In 2009, homes stayed on the market for an average of 104 days in Burlington County, compared to 90 days in 2008, according to data from Trend MLS. In Camden County, it was 94 days in 2009 compared to 82 in 2008, and in Gloucester County, 104 days compared to 93.

The number of units sold per year and average sale prices of homes both dropped by about 10 percent in 2009. The number of units sold in Burlington County was 3,997 (at an average of $246,034), for Camden County 4,171 ($197,072), and for Gloucester County 2,383 ($217,249). In 2008, those numbers were 4,167 ($268,336), 4,339 ($209,451) and 2,442 ($236,047), respectively.

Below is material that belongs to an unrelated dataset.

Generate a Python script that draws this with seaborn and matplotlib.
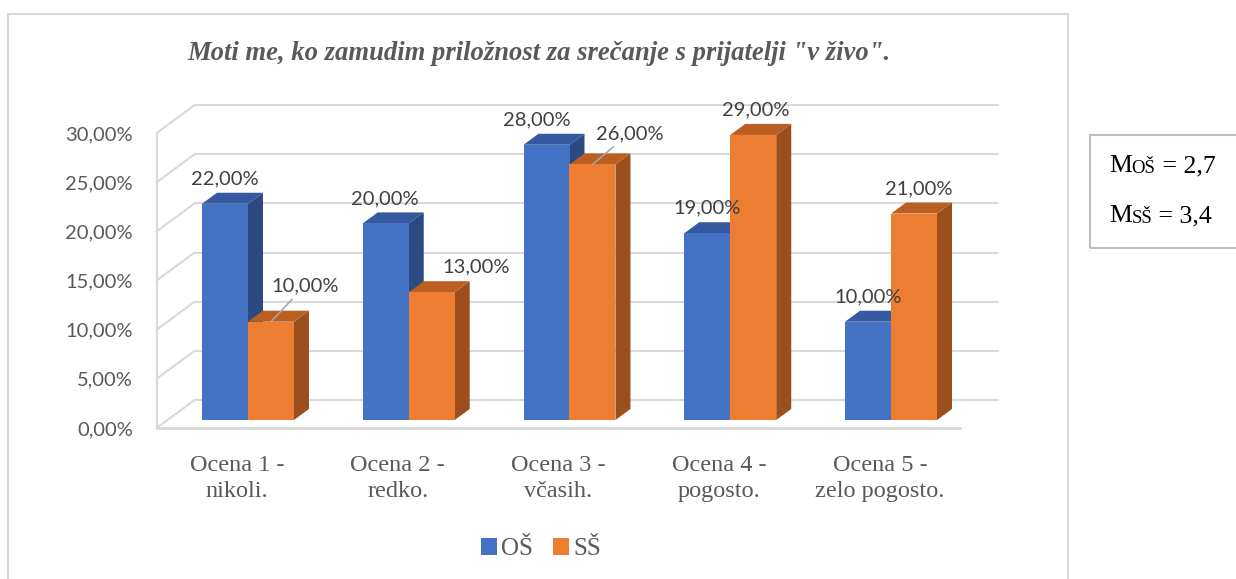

What these numbers do tell is that home buyers have an advantage, as there are plenty of homes to choose from, at a much lower price than a year ago at this time. Lewis suggested that potential home buyers start by talking to a mortgage company before searching for homes. Make sure you qualify and get your paperwork in order, he said, and then “it’s just a matter of finding the right house.”

The federal tax credit for first-time home buyers – and a similar $6,500 tax credit for existing homeowners – expires in the spring; a written contract must be in place by April 30, and the transaction must close by June 30, according to the New Jersey Association of Realtors. Lewis is hoping the momentum the tax credit has already created, and should continue to create in the first two quarters of this year, will be coupled with a continued improvement in the economy as a whole to create a truly vibrant market.

“We have hit the bottom. We’re starting to work our way up,” he said. For that to happen, though, the credit market has to loosen. Whereas a couple years ago it was too loose, it’s too tight right now, Lewis said. “We need to find a middle ground. The rates are attractive. It just needs to be made available,” he said. The Association of Realtors is lobbying banks to aid in their endeavor, and “the sooner the better,” according to Lewis.